At the festival, a female science fiction writer complained: why must I be targeted as a woman when I write fiction about science? I may be a biological woman, but why should that restrict what I can write? I remembered that as a young writer, and as a young woman, I shared her frustration, but I gave it up as soon as I realized that my writing didn’t emerge from some gender-neutral science laboratory.
When women were not on the page, it was an absence. My favorite writers of novels missed the women's perspective. My own life experience was visibly missing from classical novels. The women characters were lame, my world was not that world of canonic literary classics, I was invisible there, and not withstanding the fact that literature was my safe place, and a source of worldly education, I was miserable. I had no power, I had no words. My experience and wisdom had not been captured in those novels I read. It was in my body, as in every other living woman through history, outside of genre, in a gender gap.
As a woman without a fatherland and without a mother language, my own literature had to be born ante literam. The luxury of writing without a gender also has a gender, it is male “mainstream.” But the stream is not the ocean, and dams can break.
In Bangalore I did a “book signing” without books!

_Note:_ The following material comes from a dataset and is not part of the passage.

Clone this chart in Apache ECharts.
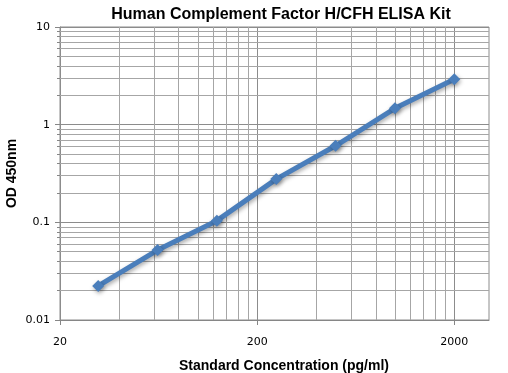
<!DOCTYPE html>
<html>
<head>
<meta charset="utf-8">
<script src="https://cdn.jsdelivr.net/npm/echarts@6/dist/echarts.min.js"></script>
<style>html,body{margin:0;padding:0;background:#fff;}#c{width:508px;height:373px;}</style>
</head>
<body>
<div id="c"></div>
<script>
const concentrations = [31.25, 62.5, 125, 250, 500, 1000, 2000];
const odValues = [0.0223, 0.052, 0.104, 0.277, 0.608, 1.47, 2.91];
const xTickLabels = [20, 200, 2000];
const xMinorGrid = [40, 60, 80, 100, 120, 140, 160, 180, 400, 600, 800, 1000, 1200, 1400, 1600, 1800];
const yTickLabels = [0.01, 0.1, 1, 10];
const yMinorGrid = [0.02,0.03,0.04,0.05,0.06,0.07,0.08,0.09,0.2,0.3,0.4,0.5,0.6,0.7,0.8,0.9,2,3,4,5,6,7,8,9];

const chart = echarts.init(document.getElementById('c'), null, {renderer: 'canvas'});
const gridColor = '#a6a6a6';
const majorColor = '#8c8c8c';

const gridLines = [];
xMinorGrid.forEach(v => gridLines.push({xAxis: v, lineStyle: {color: gridColor}}));
xTickLabels.forEach(v => gridLines.push({xAxis: v, lineStyle: {color: majorColor}}));
yMinorGrid.forEach(v => gridLines.push({yAxis: v, lineStyle: {color: gridColor}}));

chart.setOption({
  animation: false,
  title: {
    text: 'Human Complement Factor H/CFH ELISA Kit',
    left: 276, top: 2, textAlign: 'center',
    textStyle: {fontFamily: 'Liberation Sans', fontWeight: 'bold', fontSize: 16, color: '#000'}
  },
  grid: {left: 60, right: 19, top: 27, bottom: 53, show: true, borderColor: '#8c8c8c', borderWidth: 1,
    outerBoundsMode: 'none', containLabel: false},
  xAxis: {
    type: 'log', min: 20, max: 3000, logBase: 10,
    name: 'Standard Concentration (pg/ml)', nameLocation: 'middle', nameGap: 39, nameMoveOverlap: false,
    nameTextStyle: {fontFamily: 'Liberation Sans', fontWeight: 'bold', fontSize: 14, color: '#000', padding: [0, 0, 0, 19]},
    axisLine: {show: true, lineStyle: {color: '#868686'}},
    axisTick: {show: true, inside: false, length: 5, customValues: xTickLabels, lineStyle: {color: '#868686'}},
    axisLabel: {show: true, customValues: xTickLabels, margin: 17, fontFamily: 'DejaVu Sans', fontSize: 11, color: '#000',
      formatter: v => String(Math.round(v))},
    splitLine: {show: false},
    minorTick: {show: false}, minorSplitLine: {show: false}
  },
  yAxis: [{
    type: 'log', min: 0.01, max: 10, logBase: 10,
    name: 'OD 450nm', nameLocation: 'middle', nameGap: 41, nameRotate: 90, nameMoveOverlap: false,
    nameTextStyle: {fontFamily: 'Liberation Sans', fontWeight: 'bold', fontSize: 14, color: '#000'},
    axisLine: {show: true, lineStyle: {color: '#868686'}},
    axisTick: {show: true, length: 5, lineStyle: {color: '#868686'}},
    axisLabel: {margin: 10, fontFamily: 'DejaVu Sans', fontSize: 11, color: '#000',
      formatter: v => String(v)},
    splitLine: {show: true, lineStyle: {color: majorColor}}
  }, {
    type: 'log', min: 0.01, max: 10, logBase: 10, position: 'left', offset: 0,
    axisLine: {show: false},
    axisTick: {show: true, length: 3, customValues: yMinorGrid, lineStyle: {color: '#868686'}},
    axisLabel: {show: false},
    splitLine: {show: false}
  }],
  series: [{
    type: 'line', data: [], silent: true, z: 1,
    markLine: {
      silent: true, symbol: ['none', 'none'], animation: false,
      label: {show: false},
      lineStyle: {type: 'solid', width: 1, color: gridColor},
      emphasis: {disabled: true},
      data: gridLines
    }
  }, {
    type: 'line', z: 5,
    data: concentrations.map((c, i) => [c, odValues[i]]),
    symbol: 'diamond', symbolSize: 12,
    lineStyle: {color: '#4a7ebb', width: 5, shadowColor: 'rgba(0,0,0,0.35)', shadowBlur: 4, shadowOffsetX: 1, shadowOffsetY: 2},
    itemStyle: {color: '#4a7ebb', shadowColor: 'rgba(0,0,0,0.35)', shadowBlur: 4, shadowOffsetX: 1, shadowOffsetY: 2},
    showSymbol: true
  }]
});
</script>
</body>
</html>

My books have never been in print in India, but I do have website with many of my books online, and an old fashioned pen in my hand. A handshake, a signature, and a hug for a book from a website address! It was fair barter.
Bangalore has many temples, small and big, fancy and clean, awkward and trashy. The whole city conveys the impression of a temple on the move. The pavements are broken by banyan roots, the skies are speckled with vultures, the soil is overrun by small but aggressive striped squirrels, so watch your step!
The traffic is Los Angeles times ten, with no lane or crossing discipline. Pedestrians including the numerous cows and dogs simply amble through the noisy torrent of motor-rickshaws, endless scooters, bikes ringing, cars honking, trucks blasting. Traffic policemen occasionally shake-down the worst offenders, who can either appear in court or else cough up half the cash on the spot, for cop’s pocket. Somehow the whizzing vehicles respectfully avoid killing elderly women and small children.
In the old summer palace of the Sultan Tipu, a historic structure which in Italy would be guarded relentlessly with video cams, the local people sat on the gleaming wooden stairs, meditating, solemn. A little girl danced as endlessly as an extra in a Bollywood movie, gently applauded by her neighbors.
It is a densely crowded, communal life in India. Most every task that might be done by one person in the West is parceled out among three or four people, then performed for an audience.
In a coffee shop I simply asked for a cold soda. The waiter conveyed the request to the boss; the owner gave the waiter a key to the refrigerator; another waiter opened the fridge, yet another retrieved the bottle and, finally, my original waiter, with a flourish, brought it to me, opened it and carefully poured it out for me. Then I drank it in a rather showy fashion, because, after all that fuss, I felt obliged.
People want to listen and to serve: in my hotel the Don’t Disturb sign is replaced by the written board: Please let us clean the room soon, our pleasure is to serve you. As a writer, as an activist, I confess I feel much the same.
I feel edified and cleansed after being in Bangalore. In India, people check on your condition all the time, emotionally and materially. Then they certify your stay with a nice red stamp, ink in your passport, or henna on your body.